Insurance companies have switched to promoting protection policies - critical illness, permanent health and term life cover - as their profit margins in traditional pensions and endowments have come under pressure. But what do these policies offer, and do you need them?
Firstly, state benefits provide a minimum safety net in the event of illness that prevents you working. Some are means-tested and for mortgages in particular, you have to wait nine months until the state will help with interest payments.
Secondly, benefits on offer from your employer may make buying a protection policy unnecessary. If you are a member of a company pension scheme, you almost certainly also have death-in-service benefit, which is usually equal to two to four times your annual salary.
Many companies also offer "group PHI" schemes, which will pay out a portion of your gross salary, if after a specified period - often a year - you are unable to return to work owing to illness.
If you are not covered by a company scheme, then it may be worth filling the gap with a protection policy.
Permanent health insurance (also known as income replacement)
PHI pays a replacement income until you are able to return to work, until you reach the age of 65 and state and company pension plans kick in. It covers a wide range of conditions such as back problems, mental illness, stress and depression and pays out after a waiting period, typically one to three months.
The cost of a policy varies tremendously depending on the level of benefits: you can choose to protect up to 70% of your income, whether you want it inflation-proofed, and whether you will return to work in any occupation or just your own. The cost will also depend on your job, age and sex. Women and people in manual jobs tend to make more claims, so their premiums are higher.
Critical illness
Critical illness policies pay a lump sum on diagnosis of named conditions. All policies cover problems such as cancer, heart attack and stroke, while most also cover major organ transplant, permanent total disability, Alzheimer's, loss of hearing, speech or sight, and multiple sclerosis. Check the small print to see what is covered.

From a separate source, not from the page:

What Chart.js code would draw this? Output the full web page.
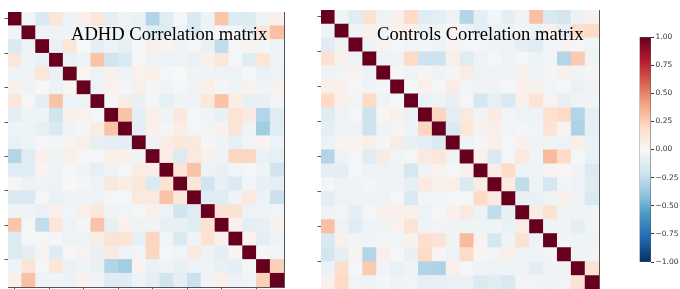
<!DOCTYPE html>
<html>
<head>
<meta charset="utf-8">
<script src="https://cdn.jsdelivr.net/npm/chart.js@4"></script>
<style>
  body { margin: 0; width: 680px; height: 289px; overflow: hidden; background: #fff; position: relative; }
  canvas { position: absolute; }
  .title { position: absolute; font-family: 'Liberation Serif', serif; font-size: 18.6px; line-height: 19px; color: #000; white-space: nowrap; }
</style>
</head>
<body>
<canvas id="adhd" width="300" height="300" style="left:0;top:0"></canvas>
<canvas id="controls" width="300" height="310" style="left:312px;top:0"></canvas>
<canvas id="cbar" width="68" height="289" style="left:612px;top:0"></canvas>
<div class="title" style="left:71px;top:23.5px">ADHD Correlation matrix</div>
<div class="title" style="left:377px;top:23.5px">Controls Correlation matrix</div>
<script>
// 20 regions, tick marks only (no labels) every 2.5 cells
var tickPositions = [0, 2.5, 5, 7.5, 10, 12.5, 15, 17.5];
var colorbarTicks = [-1, -0.75, -0.5, -0.25, 0, 0.25, 0.5, 0.75, 1];

// upper triangle of each correlation matrix, row r holds columns r+1..19
var adhdUpper = [
  [-0.03, -0.15, 0.12, -0.06, 0.05, 0.12, -0.10, -0.05, -0.07, -0.30, -0.12, -0.02, -0.15, -0.04, 0.28, -0.14, -0.14, -0.05, 0.05],
  [-0.06, -0.05, -0.04, -0.05, -0.02, -0.05, -0.05, -0.05, -0.12, -0.12, -0.06, -0.15, -0.05, -0.02, -0.02, -0.10, 0.14, 0.30],
  [-0.07, 0.12, 0.00, -0.10, -0.05, -0.09, -0.02, 0.05, 0.03, -0.05, -0.02, -0.07, -0.25, -0.02, 0.03, -0.02, -0.05],
  [-0.07, -0.06, 0.29, -0.20, -0.15, -0.02, -0.05, -0.06, -0.06, -0.07, 0.05, 0.12, -0.02, -0.12, 0.12, -0.04],
  [0.02, -0.06, 0.05, -0.05, 0.04, 0.06, -0.02, 0.00, -0.04, -0.03, -0.06, -0.06, -0.02, -0.07, -0.06],
  [-0.06, 0.04, -0.02, 0.06, -0.02, -0.04, -0.02, -0.04, 0.06, -0.02, -0.05, 0.04, -0.05, 0.04],
  [-0.02, 0.08, -0.08, -0.02, -0.09, -0.05, -0.06, 0.11, 0.29, 0.07, -0.08, -0.08, -0.03],
  [0.29, -0.10, 0.06, -0.05, 0.11, -0.02, -0.04, -0.08, 0.14, 0.09, -0.30, -0.12],
  [-0.10, 0.05, -0.02, 0.07, -0.02, -0.03, 0.04, 0.14, -0.05, -0.35, -0.12],
  [-0.04, 0.08, 0.11, 0.10, -0.02, -0.05, -0.09, -0.03, 0.03, -0.06],
  [0.07, -0.14, 0.10, 0.05, -0.05, 0.22, 0.22, -0.07, -0.09],
  [0.14, 0.29, -0.06, -0.08, -0.03, -0.02, -0.05, -0.20],
  [0.12, -0.20, -0.08, -0.15, -0.03, -0.08, -0.10],
  [-0.12, -0.12, -0.04, 0.10, -0.06, -0.22],
  [0.15, 0.15, -0.06, -0.05, -0.03],
  [0.05, -0.10, -0.08, 0.05],
  [0.03, -0.10, -0.06],
  [-0.02, -0.03],
  [0.24]
];

var controlsUpper = [
  [-0.04, -0.11, 0.15, -0.05, 0.05, 0.20, -0.12, -0.10, -0.06, -0.30, -0.10, -0.02, -0.10, -0.04, 0.30, -0.16, -0.19, -0.06, 0.04],
  [-0.04, 0.05, -0.03, 0.05, 0.05, -0.06, -0.05, 0.03, -0.06, -0.10, -0.06, -0.06, -0.03, -0.06, 0.05, -0.10, 0.18, 0.20],
  [-0.06, 0.04, -0.02, -0.03, -0.02, -0.06, 0.03, -0.02, -0.02, -0.04, -0.04, -0.10, -0.12, -0.03, 0.03, -0.02, -0.03],
  [-0.06, -0.04, 0.20, -0.21, -0.21, 0.06, -0.12, -0.06, -0.02, -0.06, -0.02, -0.05, -0.03, -0.30, 0.26, -0.05],
  [-0.02, -0.05, 0.02, -0.04, -0.02, 0.08, -0.06, -0.06, -0.04, 0.05, -0.05, -0.02, 0.05, -0.03, -0.02],
  [-0.02, 0.05, -0.02, 0.08, -0.03, -0.04, -0.04, -0.02, 0.05, 0.04, -0.03, -0.02, -0.07, -0.04],
  [-0.07, -0.05, -0.08, -0.02, -0.18, -0.09, -0.16, 0.05, 0.14, 0.04, -0.08, -0.04, -0.03],
  [0.22, -0.10, 0.10, -0.04, 0.09, -0.03, -0.06, -0.04, 0.16, 0.20, -0.30, -0.09],
  [-0.15, 0.12, 0.04, 0.06, -0.03, -0.02, -0.03, 0.14, 0.03, -0.31, -0.09],
  [-0.04, -0.02, 0.06, -0.02, 0.05, -0.04, -0.05, -0.06, 0.06, -0.07],
  [0.05, -0.15, -0.02, 0.10, -0.05, 0.32, 0.20, -0.02, -0.07],
  [0.08, 0.20, -0.06, -0.05, 0.03, 0.02, -0.04, -0.15],
  [0.09, -0.25, -0.05, -0.18, -0.03, -0.06, -0.11],
  [-0.08, -0.07, -0.05, 0.06, -0.05, -0.16],
  [0.08, 0.15, -0.05, -0.04, -0.03],
  [-0.06, -0.04, -0.10, -0.03],
  [-0.03, -0.04, -0.05],
  [-0.04, -0.03],
  [0.15]
];

// RdBu_r
var rdbu = [[5,48,97],[33,102,172],[67,147,195],[146,197,222],[209,229,240],[247,247,247],
            [253,219,199],[244,165,130],[214,96,77],[178,24,43],[103,0,31]];

function cmap(v) {
  var t = (v + 1) / 2 * 10;
  var i = Math.max(0, Math.min(9, Math.floor(t)));
  var f = t - i;
  var a = rdbu[i], b = rdbu[i + 1];
  var c = [0, 1, 2].map(function(k){ return Math.round(a[k] + (b[k] - a[k]) * f); });
  return 'rgb(' + c.join(',') + ')';
}

function fullMatrix(upper) {
  var n = upper.length + 1;
  var m = [];
  for (var r = 0; r < n; r++) { m.push([]); }
  for (var r = 0; r < n; r++) {
    m[r][r] = 1;
    for (var c = r + 1; c < n; c++) {
      m[r][c] = upper[r][c - r - 1];
      m[c][r] = upper[r][c - r - 1];
    }
  }
  return m;
}

function setTicks(list) {
  return function(scale) { scale.ticks = list.map(function(v){ return {value: v}; }); };
}

var frame = '#555';

function matrixChart(id, upper, pad) {
  var m = fullMatrix(upper);
  var points = [], colors = [];
  for (var r = 0; r < m.length; r++) {
    for (var c = 0; c < m.length; c++) {
      points.push({y: r, x: [c - 0.5, c + 0.5]});
      colors.push(cmap(m[r][c]));
    }
  }
  var last = m.length - 0.5;
  return new Chart(document.getElementById(id), {
    type: 'bar',
    data: {
      datasets: [{
        data: points,
        backgroundColor: colors,
        borderWidth: 0,
        grouped: false,
        barPercentage: 1,
        categoryPercentage: 1
      }]
    },
    options: {
      indexAxis: 'y',
      responsive: false,
      animation: false,
      devicePixelRatio: 1,
      layout: { padding: pad },
      plugins: { legend: { display: false }, tooltip: { enabled: false } },
      scales: {
        x: {
          type: 'linear', position: 'bottom', min: -0.5, max: last, offset: false,
          afterBuildTicks: setTicks(tickPositions),
          afterFit: function(s){ s.height = 4; },
          grid: { drawOnChartArea: false, offset: false, tickLength: 3.5, color: frame },
          ticks: { display: false },
          border: { color: frame }
        },
        y: {
          type: 'linear', position: 'left', reverse: true, min: -0.5, max: last, offset: false,
          afterBuildTicks: setTicks(tickPositions),
          afterFit: function(s){ s.width = 8; },
          grid: { drawOnChartArea: false, offset: false, tickLength: 3.5, color: frame },
          ticks: { display: false },
          border: { color: frame }
        },
        x2: {
          type: 'linear', position: 'top',
          afterFit: function(s){ s.height = 0; },
          grid: { drawOnChartArea: false, drawTicks: false },
          ticks: { display: false },
          border: { color: frame }
        },
        y2: {
          type: 'linear', position: 'right',
          afterFit: function(s){ s.width = 0; },
          grid: { drawOnChartArea: false, drawTicks: false },
          ticks: { display: false },
          border: { color: frame }
        }
      }
    }
  });
}

matrixChart('adhd', adhdUpper, { left: 0, top: 12, right: 16, bottom: 9 });
matrixChart('controls', controlsUpper, { left: 1, top: 10, right: 13, bottom: 16.5 });

new Chart(document.getElementById('cbar'), {
  type: 'bar',
  data: {
    labels: [''],
    datasets: [{
      data: [[colorbarTicks[0], colorbarTicks[colorbarTicks.length - 1]]],
      backgroundColor: function(ctx) {
        var area = ctx.chart.chartArea;
        if (!area) return '#f7f7f7';
        var g = ctx.chart.ctx.createLinearGradient(0, area.bottom, 0, area.top);
        rdbu.forEach(function(c, i){ g.addColorStop(i / 10, 'rgb(' + c.join(',') + ')'); });
        return g;
      },
      borderColor: frame,
      borderWidth: 0.8,
      borderSkipped: false,
      barPercentage: 1,
      categoryPercentage: 1
    }]
  },
  options: {
    responsive: false,
    animation: false,
    devicePixelRatio: 1,
    layout: { padding: { left: 27.5, top: 37, right: 0, bottom: 27 } },
    plugins: { legend: { display: false }, tooltip: { enabled: false } },
    scales: {
      x: { display: false },
      y: {
        position: 'right', min: -1, max: 1,
        afterBuildTicks: setTicks(colorbarTicks),
        afterFit: function(s){ s.width = 29; },
        grid: { drawOnChartArea: false, tickLength: 3, color: '#333' },
        border: { display: false },
        ticks: {
          padding: 1.5,
          color: '#333',
          font: { family: 'DejaVu Sans', size: 7.5 },
          callback: function(v){ return v.toFixed(2).replace('-', '\u2212'); }
        }
      }
    }
  }
});
</script>
</body>
</html>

There are no strings attached to the payment (you can do with it what you like) and if eventually you are able to return to work you do not have to repay the lump sum. You can buy critical illness as a standalone policy or combined with life insurance. These combination policies may cost little extra - and can even be cheaper.
The cost depends on age, sex and the amount of cover required. Women have to pay more and anyone over 45 will find that premiums are 50% or more above the price charged to a 30-year-old.
Life insurance
The simplest and cheapest life insurance is called term insurance. It pays out a lump sum if you die during a pre-determined period. If the cover is designed to pay off your mortgage, you should consider decreasing term cover, where the level of cover falls as you repay you mortgage. Buy purely on price, but remember that smokers are charged more.
Accident, sickness and unemployment cover
Also known as mortgage payment protection insurance, it usually pays out for 12 or 24 months, and typically costs £5-£6 per £100 of monthly mortgage repayment. Market Harborough building society charges £1.75 per £100.